# AIM
Write out the entries below exactly, starting at the first line and stopping after the line that contains "d => color(d.data.name));"; skip all pictures.

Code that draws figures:
= = = = =

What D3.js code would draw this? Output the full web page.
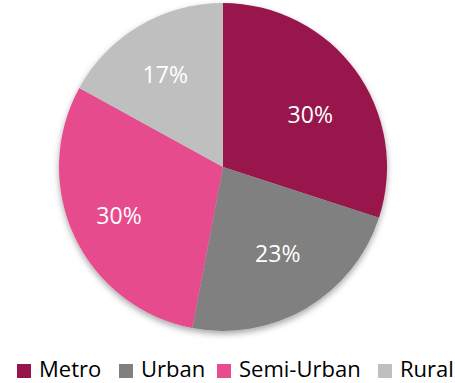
<!DOCTYPE html>
<html>
<head>
<meta charset="utf-8">
<script src="https://cdn.jsdelivr.net/npm/d3@7/dist/d3.min.js"></script>
<style>
  html, body { margin: 0; padding: 0; background: #fff; }
  svg { display: block; }
</style>
</head>
<body>
<svg id="chart" width="455" height="383"></svg>
<script>
// Share of customers by location type
const categories = ["Metro", "Urban", "Semi-Urban", "Rural"];
const shares = [30, 23, 30, 17];
const palette = ["#98154B", "#808080", "#E64C8E", "#BFBFBF"];

const width = 455, height = 383;
const cx = 223, cy = 167, radius = 164;
const font = "'Open Sans', 'Noto Sans', sans-serif";
// small per-slice adjustments of the value labels (best-fit placement)
const labelNudge = [[5, 7], [3, -1], [-12, 5], [-6, -5]];

const svg = d3.select("#chart");

// soft shadow under the pie
const defs = svg.append("defs");
const f = defs.append("filter").attr("id", "shadow")
  .attr("x", "-20%").attr("y", "-20%").attr("width", "140%").attr("height", "140%");
f.append("feDropShadow").attr("dx", 0).attr("dy", 3).attr("stdDeviation", 3)
  .attr("flood-color", "#000").attr("flood-opacity", 0.35);

const color = d3.scaleOrdinal().domain(categories).range(palette);
const pie = d3.pie().sort(null).value(d => d.value);
const data = categories.map((c, i) => ({ name: c, value: shares[i] }));
const arcs = pie(data);
const arc = d3.arc().innerRadius(0).outerRadius(radius);
const labelArc = d3.arc().innerRadius(radius * 0.62).outerRadius(radius * 0.62);

const g = svg.append("g").attr("transform", `translate(${cx},${cy})`);
g.append("g").attr("filter", "url(#shadow)")
  .selectAll("path").data(arcs).join("path")
  .attr("d", arc)
  .attr("fill", d => color(d.data.name));

g.selectAll("text").data(arcs).join("text")
  .attr("transform", (d, i) => {
    const [x, y] = labelArc.centroid(d);
    return `translate(${x + labelNudge[i][0]},${y + labelNudge[i][1]})`;
  })
  .attr("text-anchor", "middle")
  .attr("dy", "0.36em")
  .attr("fill", "#fff")
  .style("font-family", font)
  .style("font-size", "23px")
  .text(d => d.data.value + "%");

// legend
const legend = svg.append("g").attr("transform", "translate(0,370)");
const legendX = [17, 119, 217, 378];
const items = legend.selectAll("g").data(data).join("g")
  .attr("transform", (d, i) => `translate(${legendX[i]},0)`);
items.append("rect")
  .attr("x", 0).attr("y", -6).attr("width", 14).attr("height", 14)
  .attr("fill", d => color(d.name));
items.append("text")
  .attr("x", 22).attr("y", 6.5)
  .attr("fill", "#000")
  .style("font-family", font)
  .style("font-size", "22px")
  .text(d => d.name);
</script>
</body>
</html>
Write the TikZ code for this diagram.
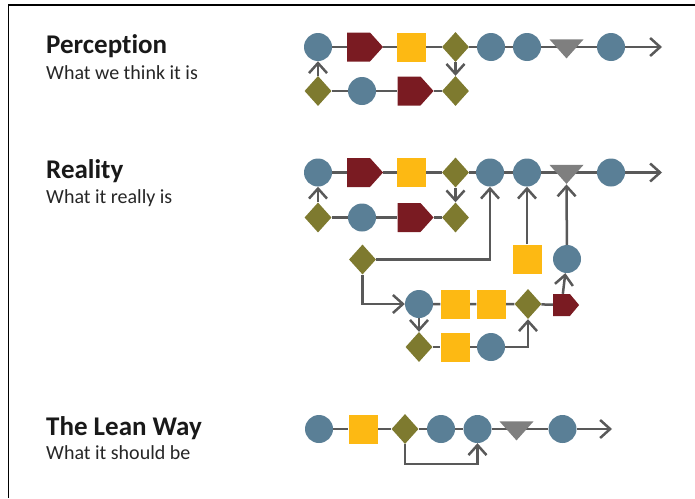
\documentclass[tikz,border=0pt]{standalone}
\usepackage{fontspec}
\setmainfont{Carlito}[Ligatures=NoCommon]
\usetikzlibrary{shapes.geometric,shapes.symbols,arrows.meta,backgrounds}
\definecolor{cblue}{HTML}{5A7F96}
\definecolor{cred}{HTML}{7A1B22}
\definecolor{cyel}{HTML}{FDB913}
\definecolor{colive}{HTML}{7E7A2F}
\definecolor{cgray}{HTML}{7F7F7F}
\definecolor{cline}{HTML}{595959}
\begin{document}
\begin{tikzpicture}[x=1pt,y=-1pt,
 circ/.style={circle,fill=cblue,minimum size=28pt,inner sep=0pt},
 sq/.style={rectangle,fill=cyel,minimum size=29pt,inner sep=0pt},
 dia/.style={diamond,fill=colive,minimum width=27pt,minimum height=30pt,inner sep=0pt},
 pent/.style={signal,signal to=east,signal pointer angle=96,fill=cred,minimum width=36pt,minimum height=29pt,inner sep=0pt},
 spent/.style={signal,signal to=east,signal pointer angle=100,fill=cred,minimum width=26pt,minimum height=22pt,inner sep=0pt},
 tri/.style={isosceles triangle,isosceles triangle stretches,shape border rotate=-90,fill=cgray,minimum width=34pt,minimum height=19pt,inner sep=0pt},
 conn/.style={draw=cline,line width=2.5pt},
 arr/.style={conn,-{Straight Barb[length=10pt,width=18pt]}},
 title/.style={anchor=base west,inner sep=0pt,font=\bfseries\fontsize{27}{32}\selectfont,text=black!90},
 sub/.style={anchor=base west,inner sep=0pt,font=\fontsize{20}{24}\selectfont,text=black!85},
]
\useasboundingbox (0,0) rectangle (695,498);
\draw[line width=1.8pt] (8.5,498) -- (8.5,5) -- (695,5);

% texts
\node[title] (tp) at (46,53) {Perception};
\node[sub] (sp) at (46,79) {What we think it is};
\node[title] (tr) at (46,178) {Reality};
\node[sub] (sr) at (46,203) {What it really is};
\node[title] (tl) at (46,435) {The Lean Way};
\node[sub] (sl) at (46,459) {What it should be};

% Perception
\node[circ] (p1) at (318,47) {};
\node[pent] (p2) at (358.5,47) {};
\node[sq] (p3) at (411.5,47) {};
\node[dia] (p4) at (455.5,47) {};
\node[circ] (p5) at (491,47) {};
\node[circ] (p6) at (527,47) {};
\node[tri] (p7) at (566.5,47) {};
\node[circ] (p8) at (611,47) {};
\coordinate (pe) at (662,47);
\node[dia] (q1) at (318,91) {};
\node[circ] (q2) at (362,91) {};
\node[pent] (q3) at (409,91) {};
\node[dia] (q4) at (455.5,91) {};

% Reality
\node[circ] (r1) at (318,172.5) {};
\node[pent] (r2) at (358.5,172.5) {};
\node[sq] (r3) at (411.5,172.5) {};
\node[dia] (r4) at (455.5,172.5) {};
\node[circ] (r5) at (490,172.5) {};
\node[circ] (r6) at (527,172.5) {};
\node[tri] (r7) at (566.5,172.5) {};
\node[circ] (r8) at (611,172.5) {};
\coordinate (re) at (662,172.5);
\node[dia] (s1) at (318,217.5) {};
\node[circ] (s2) at (362,217.5) {};
\node[pent] (s3) at (409,217.5) {};
\node[dia] (s4) at (455.5,217.5) {};
\node[dia] (d1) at (362.5,259.5) {};
\node[sq] (k1) at (527,259) {};
\node[circ] (k2) at (567,259) {};
\node[circ] (m1) at (419,304) {};
\node[sq] (m2) at (455,304) {};
\node[sq] (m3) at (491,304) {};
\node[dia] (m4) at (528,304) {};
\node[spent] (m5) at (561.5,305) {};
\node[dia] (n1) at (419,347) {};
\node[sq] (n2) at (455,347) {};
\node[circ] (n3) at (491,347) {};

% Lean
\node[circ] (l1) at (319,429) {};
\node[sq] (l2) at (363,429) {};
\node[dia] (l3) at (405,429) {};
\node[circ] (l4) at (441,429) {};
\node[circ] (l5) at (477.5,429) {};
\node[tri] (l6) at (516.5,429) {};
\node[circ] (l7) at (562.5,429) {};
\coordinate (le) at (612,429);
\coordinate (lb) at (477.5,464);

\begin{scope}[on background layer]
\draw[conn] (p1) -- (p2) -- (p3) -- (p4) -- (p5) -- (p6) -- (p7.center) -- (p8);
\draw[arr] (p8) -- (pe);
\draw[conn] (q1) -- (q2) -- (q3) -- (q4);
\draw[arr] (q1) -- (p1);
\draw[arr] (p4) -- (q4);

\draw[conn] (r1) -- (r2) -- (r3) -- (r4) -- (r5) -- (r6) -- (r7.center) -- (r8);
\draw[arr] (r8) -- (re);
\draw[conn] (s1) -- (s2) -- (s3) -- (s4);
\draw[arr] (s1) -- (r1);
\draw[arr] (r4) -- (s4);
\draw[arr] (d1) -| (r5);
\draw[arr] (k1) -- (r6);
\draw[arr] (k2) -- (r7.apex);
\draw[arr] (d1) |- (m1);
\draw[conn] (m1) -- (m2) -- (m3) -- (m4) -- (m5);
\draw[arr] (m5) -- (k2);
\draw[arr] (m1) -- (n1);
\draw[conn] (n1) -- (n2) -- (n3);
\draw[arr] (n3) -| (m4);

\draw[conn] (l1) -- (l2) -- (l3) -- (l4) -- (l5) -- (l6.center) -- (l7);
\draw[arr] (l7) -- (le);
\draw[arr] (l3) |- (lb) -- (l5);
\end{scope}
\end{tikzpicture}
\end{document}
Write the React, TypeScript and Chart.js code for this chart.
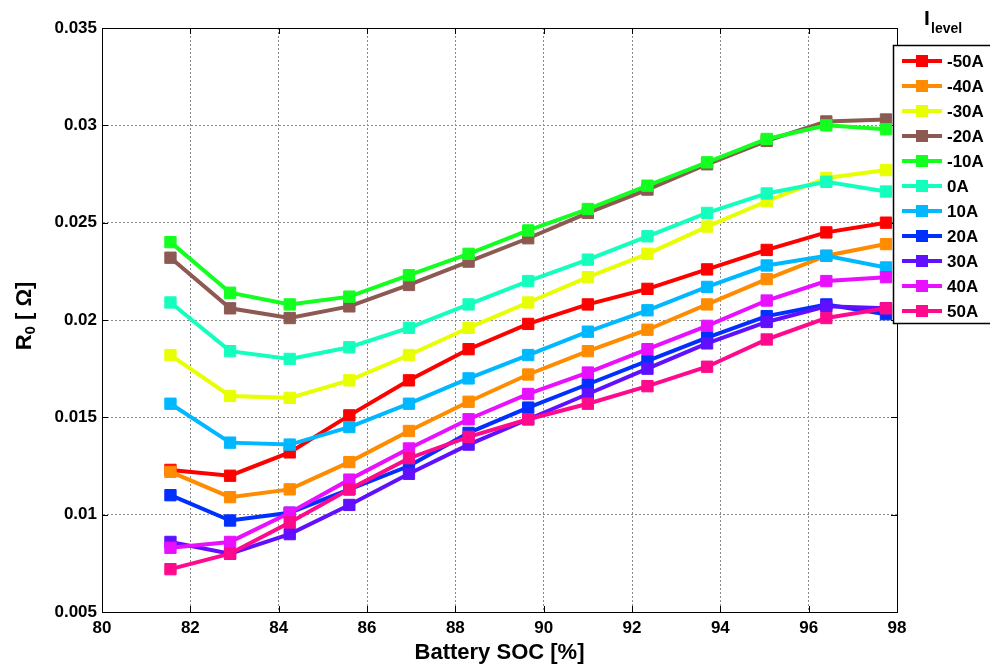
import React, { useEffect, useRef } from "react";
import { Chart, registerables } from "chart.js";

Chart.register(...registerables);

const FONT = '"Liberation Sans", Arial, Helvetica, sans-serif';

// Battery SOC [%] sample points
const socValues = [81.55, 82.9, 84.25, 85.6, 86.95, 88.3, 89.65, 91.0, 92.35, 93.7, 95.05, 96.4, 97.75];

// Current levels (legend labels)
const currentLevels = ["-50A", "-40A", "-30A", "-20A", "-10A", "0A", "10A", "20A", "30A", "40A", "50A"];

// R0 [Ohm] per current level
const r0Minus50 = [0.0123, 0.0120, 0.0132, 0.0151, 0.0169, 0.0185, 0.0198, 0.0208, 0.0216, 0.0226, 0.0236, 0.0245, 0.0250];
const r0Minus40 = [0.0122, 0.0109, 0.0113, 0.0127, 0.0143, 0.0158, 0.0172, 0.0184, 0.0195, 0.0208, 0.0221, 0.0233, 0.0239];
const r0Minus30 = [0.0182, 0.0161, 0.0160, 0.0169, 0.0182, 0.0196, 0.0209, 0.0222, 0.0234, 0.0248, 0.0261, 0.0273, 0.0277];
const r0Minus20 = [0.0232, 0.0206, 0.0201, 0.0207, 0.0218, 0.0230, 0.0242, 0.0255, 0.0267, 0.0280, 0.0292, 0.0302, 0.0303];
const r0Minus10 = [0.0240, 0.0214, 0.0208, 0.0212, 0.0223, 0.0234, 0.0246, 0.0257, 0.0269, 0.0281, 0.0293, 0.0300, 0.0298];
const r0Zero = [0.0209, 0.0184, 0.0180, 0.0186, 0.0196, 0.0208, 0.0220, 0.0231, 0.0243, 0.0255, 0.0265, 0.0271, 0.0266];
const r0Plus10 = [0.0157, 0.0137, 0.0136, 0.0145, 0.0157, 0.0170, 0.0182, 0.0194, 0.0205, 0.0217, 0.0228, 0.0233, 0.0227];
const r0Plus20 = [0.0110, 0.0097, 0.0101, 0.0113, 0.0125, 0.0142, 0.0155, 0.0167, 0.0179, 0.0191, 0.0202, 0.0208, 0.0203];
const r0Plus30 = [0.0086, 0.0080, 0.0090, 0.0105, 0.0121, 0.0136, 0.0149, 0.0162, 0.0175, 0.0188, 0.0199, 0.0207, 0.0206];
const r0Plus40 = [0.0083, 0.0086, 0.0101, 0.0118, 0.0134, 0.0149, 0.0162, 0.0173, 0.0185, 0.0197, 0.0210, 0.0220, 0.0222];
const r0Plus50 = [0.0072, 0.0080, 0.0096, 0.0113, 0.0129, 0.0140, 0.0149, 0.0157, 0.0166, 0.0176, 0.0190, 0.0201, 0.0206];

const seriesValues = [r0Minus50, r0Minus40, r0Minus30, r0Minus20, r0Minus10, r0Zero, r0Plus10, r0Plus20, r0Plus30, r0Plus40, r0Plus50];

const seriesColors = [
  "#ff0000", "#ff8c00", "#e8ff00", "#8c5a52", "#12ff20", "#14ffbe",
  "#00b8ff", "#0030ff", "#6010ff", "#e810ff", "#ff0a8c",
];

// Axis ticks
const xTickValues = [80, 82, 84, 86, 88, 90, 92, 94, 96, 98];
const yTickValues = [0.005, 0.01, 0.015, 0.02, 0.025, 0.03, 0.035];

const framePlugin = {
  id: "matlabFrame",
  beforeDatasetsDraw(chart: any) {
    const { ctx, chartArea } = chart;
    const { left, right, top, bottom } = chartArea;
    const xs = chart.scales.x;
    const ys = chart.scales.y;
    ctx.save();
    ctx.strokeStyle = "#000";
    ctx.lineWidth = 1;
    ctx.strokeRect(Math.round(left) + 0.5, Math.round(top) + 0.5, Math.round(right - left), Math.round(bottom - top));
    ctx.beginPath();
    xTickValues.forEach((v) => {
      const px = Math.round(xs.getPixelForValue(v)) + 0.5;
      ctx.moveTo(px, bottom);
      ctx.lineTo(px, bottom - 6);
      ctx.moveTo(px, top);
      ctx.lineTo(px, top + 6);
    });
    yTickValues.forEach((v) => {
      const py = Math.round(ys.getPixelForValue(v)) + 0.5;
      ctx.moveTo(left, py);
      ctx.lineTo(left + 6, py);
      ctx.moveTo(right, py);
      ctx.lineTo(right - 6, py);
    });
    ctx.stroke();
    ctx.restore();
  },
  afterDraw(chart: any) {
    const ctx = chart.ctx;
    ctx.save();
    // Y axis title: R0 [ Ω]
    ctx.translate(25, 316);
    ctx.rotate(-Math.PI / 2);
    ctx.fillStyle = "#000";
    ctx.textBaseline = "middle";
    ctx.textAlign = "left";
    const big = `bold 22px ${FONT}`;
    const small = `bold 15px ${FONT}`;
    ctx.font = big;
    const wR = ctx.measureText("R").width;
    const wRest = ctx.measureText(" [ Ω]").width;
    ctx.font = small;
    const w0 = ctx.measureText("0").width;
    const total = wR + w0 + wRest;
    let x = -total / 2;
    ctx.font = big;
    ctx.fillText("R", x, 0);
    x += wR;
    ctx.font = small;
    ctx.fillText("0", x, 6);
    x += w0;
    ctx.font = big;
    ctx.fillText(" [ Ω]", x, 0);
    ctx.restore();

    // Legend
    ctx.save();
    ctx.fillStyle = "#000";
    ctx.textAlign = "left";
    ctx.textBaseline = "alphabetic";
    ctx.font = `bold 21px ${FONT}`;
    ctx.fillText("I", 924, 25);
    ctx.font = `bold 14px ${FONT}`;
    ctx.fillText("level", 931, 33);

    ctx.fillStyle = "#fff";
    ctx.fillRect(893, 45, 120, 278);
    ctx.strokeStyle = "#000";
    ctx.lineWidth = 1.5;
    ctx.strokeRect(893.5, 45.5, 120, 278);

    chart.data.datasets.forEach((ds: any, i: number) => {
      const y = 61 + i * 25;
      ctx.strokeStyle = ds.borderColor;
      ctx.lineWidth = 4;
      ctx.beginPath();
      ctx.moveTo(902, y);
      ctx.lineTo(942, y);
      ctx.stroke();
      ctx.fillStyle = ds.borderColor;
      ctx.fillRect(916, y - 6, 12, 12);
      ctx.fillStyle = "#000";
      ctx.font = `bold 17px ${FONT}`;
      ctx.textBaseline = "middle";
      ctx.fillText(ds.label, 947, y + 1);
    });
    ctx.restore();
  },
};

export default function App() {
  const canvasRef = useRef<HTMLCanvasElement | null>(null);

  useEffect(() => {
    if (!canvasRef.current) return;
    const datasets = currentLevels.map((label, i) => ({
      label,
      data: socValues.map((x, j) => ({ x, y: seriesValues[i][j] })),
      borderColor: seriesColors[i],
      backgroundColor: seriesColors[i],
      pointBackgroundColor: seriesColors[i],
      pointBorderColor: seriesColors[i],
      borderWidth: 4,
      pointStyle: "rect",
      pointRadius: 8,
      pointBorderWidth: 1,
      tension: 0,
      order: currentLevels.length - i,
    }));

    const chart = new Chart(canvasRef.current, {
      type: "line",
      data: { datasets },
      options: {
        animation: false,
        responsive: false,
        events: [],
        layout: { padding: { left: 0, right: 93, top: 28, bottom: 0 } },
        plugins: { legend: { display: false }, tooltip: { enabled: false } },
        scales: {
          x: {
            type: "linear",
            min: 80,
            max: 98,
            afterFit: (s: any) => {
              s.height = 55;
            },
            afterBuildTicks: (s: any) => {
              s.ticks = xTickValues.map((v) => ({ value: v }));
            },
            ticks: {
              color: "#000",
              padding: 6,
              font: { family: FONT, size: 17, weight: "bold" },
              maxRotation: 0,
            },
            grid: { color: "#8a8a8a", lineWidth: 1, drawTicks: false },
            border: { display: true, color: "#000", width: 1, dash: [2, 2] },
            title: {
              display: true,
              text: "Battery SOC [%]",
              color: "#000",
              font: { family: FONT, size: 22, weight: "bold" },
              padding: { top: 0, bottom: 1 },
            },
          },
          y: {
            type: "linear",
            min: 0.005,
            max: 0.035,
            afterFit: (s: any) => {
              s.width = 102;
            },
            afterBuildTicks: (s: any) => {
              s.ticks = yTickValues.map((v) => ({ value: v }));
            },
            ticks: {
              color: "#000",
              padding: 5,
              font: { family: FONT, size: 17, weight: "bold" },
              callback: (v: any) => String(parseFloat(Number(v).toFixed(4))),
            },
            grid: { color: "#8a8a8a", lineWidth: 1, drawTicks: false },
            border: { display: true, color: "#000", width: 1, dash: [2, 2] },
          },
        },
      },
      plugins: [framePlugin],
    } as any);

    return () => chart.destroy();
  }, []);

  return (
    <div style={{ position: "absolute", left: 0, top: 0, width: 990, height: 667, background: "#fff" }}>
      <canvas ref={canvasRef} width={990} height={667} style={{ display: "block", width: 990, height: 667 }} />
    </div>
  );
}
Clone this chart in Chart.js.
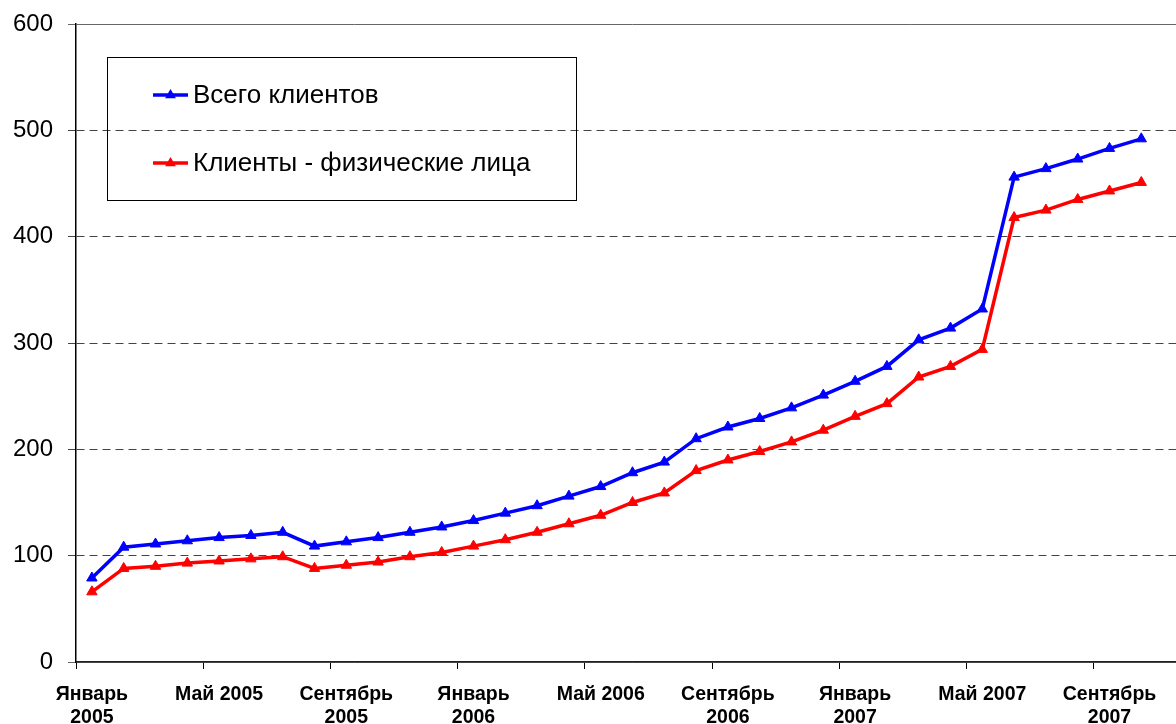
<!DOCTYPE html>
<html><head><meta charset="utf-8">
<script src="https://cdn.jsdelivr.net/npm/chart.js@4"></script>
<style>
html,body{margin:0;padding:0;overflow:hidden;background:#fff;width:1176px;height:724px}
#wrap{position:absolute;left:0;top:0;width:1196px;height:724px}
</style></head><body>
<div id="wrap"><canvas id="c" width="1196" height="724"></canvas></div>
<script>
const categories = [
 'Январь 2005','Февраль 2005','Март 2005','Апрель 2005','Май 2005','Июнь 2005','Июль 2005','Август 2005','Сентябрь 2005','Октябрь 2005','Ноябрь 2005','Декабрь 2005',
 'Январь 2006','Февраль 2006','Март 2006','Апрель 2006','Май 2006','Июнь 2006','Июль 2006','Август 2006','Сентябрь 2006','Октябрь 2006','Ноябрь 2006','Декабрь 2006',
 'Январь 2007','Февраль 2007','Март 2007','Апрель 2007','Май 2007','Июнь 2007','Июль 2007','Август 2007','Сентябрь 2007','Октябрь 2007','Ноябрь 2007'
];
const totalClients = [79,108,111,114,117,119,122,109,113,117,122,127,133,140,147,156,165,178,188,210,221,229,239,251,264,278,303,314,332,456,464,473,483,492];
const individualClients = [66,88,90,93,95,97,99,88,91,94,99,103,109,115,122,130,138,150,159,180,190,198,207,218,231,243,268,278,294,418,425,435,443,451];
const seriesNames = ['Всего клиентов','Клиенты - физические лица'];
const axisLabels = [['Январь','2005'],['Май 2005'],['Сентябрь','2005'],['Январь','2006'],['Май 2006'],['Сентябрь','2006'],['Январь','2007'],['Май 2007'],['Сентябрь','2007']];
const yMin = 0, yMax = 600, yStep = 100;

const legendBox = {
  id: 'legendBox',
  afterDraw(chart) {
    const ctx = chart.ctx;
    ctx.save();
    ctx.strokeStyle = '#000';
    ctx.lineWidth = 1;
    ctx.strokeRect(107.5, 57.5, 469, 143);
    const ys = [95, 163];
    chart.data.datasets.forEach((ds, i) => {
      const y = ys[i];
      ctx.strokeStyle = ds.borderColor;
      ctx.lineWidth = 3.5;
      ctx.beginPath(); ctx.moveTo(153, y); ctx.lineTo(188, y); ctx.stroke();
      ctx.fillStyle = ds.borderColor;
      ctx.beginPath();
      const r = 6;
      ctx.moveTo(170.5, y - r); ctx.lineTo(170.5 + r*0.9, y + r*0.55); ctx.lineTo(170.5 - r*0.9, y + r*0.55); ctx.closePath(); ctx.fill();
      ctx.fillStyle = '#000';
      ctx.font = '26px "Liberation Sans", Arial, sans-serif';
      ctx.textBaseline = 'middle';
      ctx.textAlign = 'left';
      ctx.fillText(ds.label, 193, y + 1);
    });
    ctx.restore();
  }
};

new Chart(document.getElementById('c'), {
  type: 'line',
  data: {
    labels: categories,
    datasets: [
      {label: seriesNames[0], data: totalClients, borderColor: '#0000FF', backgroundColor: '#0000FF',
       pointBackgroundColor: '#0000FF', pointBorderColor: '#0000FF', borderWidth: 3.5, pointStyle: 'triangle', pointRadius: 6, pointBorderWidth: 1, tension: 0},
      {label: seriesNames[1], data: individualClients, borderColor: '#FF0000', backgroundColor: '#FF0000',
       pointBackgroundColor: '#FF0000', pointBorderColor: '#FF0000', borderWidth: 3.5, pointStyle: 'triangle', pointRadius: 6, pointBorderWidth: 1, tension: 0}
    ]
  },
  options: {
    responsive: false,
    animation: false,
    devicePixelRatio: 1,
    layout: {padding: {top: 24, right: 0, bottom: 0, left: 0}},
    plugins: {legend: {display: false}, tooltip: {enabled: false}, title: {display: false}},
    scales: {
      x: {
        type: 'category',
        offset: true,
        afterFit(s) { s.height = 62; },
        grid: {
          offset: true,
          drawOnChartArea: false,
          tickLength: 7,
          lineWidth: 1,
          color: (c) => (c.index % 4 === 0 ? '#000' : 'rgba(0,0,0,0)')
        },
        border: {display: true, color: '#222', width: 1.5},
        ticks: {
          autoSkip: false, maxRotation: 0, minRotation: 0, padding: 14,
          color: '#000',
          font: {family: '"Liberation Sans", Arial, sans-serif', size: 19.5, weight: 'bold', lineHeight: 1.2},
          callback: (v, i) => (i % 4 === 0 && axisLabels[i / 4]) ? axisLabels[i / 4] : ''
        }
      },
      y: {
        min: yMin, max: yMax,
        afterFit(s) { s.width = 76; s.paddingTop = 0; s.paddingBottom = 0; },
        grid: {
          tickLength: 8,
          lineWidth: 1,
          color: (c) => (c.tick && (c.tick.value === 0 || c.tick.value === 600) ? '#666' : '#444')
        },
        border: {
          display: true, color: '#000', width: 1.5,
          dash: (c) => (c.tick && c.tick.value !== 600 && c.tick.value !== 0 ? [8, 5] : [])
        },
        ticks: {
          stepSize: yStep, padding: 15, color: '#000',
          font: {family: '"Liberation Sans", Arial, sans-serif', size: 24}
        }
      }
    }
  },
  plugins: [legendBox]
});
</script>
</body></html>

= = = = =

# WRITTEN RESPONSE
What D3.js code would draw this? Output the full web page.
<!DOCTYPE html>
<html>
<head>
<meta charset="utf-8">
<script src="https://cdn.jsdelivr.net/npm/d3@7/dist/d3.min.js"></script>
<style>
  html, body { margin: 0; padding: 0; background: #fff; }
  svg { display: block; }
</style>
</head>
<body>
<svg id="chart" width="455" height="383"></svg>
<script>
// Share of customers by location type
const categories = ["Metro", "Urban", "Semi-Urban", "Rural"];
const shares = [30, 23, 30, 17];
const palette = ["#98154B", "#808080", "#E64C8E", "#BFBFBF"];

const width = 455, height = 383;
const cx = 223, cy = 167, radius = 164;
const font = "'Open Sans', 'Noto Sans', sans-serif";
// small per-slice adjustments of the value labels (best-fit placement)
const labelNudge = [[5, 7], [3, -1], [-12, 5], [-6, -5]];

const svg = d3.select("#chart");

// soft shadow under the pie
const defs = svg.append("defs");
const f = defs.append("filter").attr("id", "shadow")
  .attr("x", "-20%").attr("y", "-20%").attr("width", "140%").attr("height", "140%");
f.append("feDropShadow").attr("dx", 0).attr("dy", 3).attr("stdDeviation", 3)
  .attr("flood-color", "#000").attr("flood-opacity", 0.35);

const color = d3.scaleOrdinal().domain(categories).range(palette);
const pie = d3.pie().sort(null).value(d => d.value);
const data = categories.map((c, i) => ({ name: c, value: shares[i] }));
const arcs = pie(data);
const arc = d3.arc().innerRadius(0).outerRadius(radius);
const labelArc = d3.arc().innerRadius(radius * 0.62).outerRadius(radius * 0.62);

const g = svg.append("g").attr("transform", `translate(${cx},${cy})`);
g.append("g").attr("filter", "url(#shadow)")
  .selectAll("path").data(arcs).join("path")
  .attr("d", arc)
  .attr("fill", d => color(d.data.name));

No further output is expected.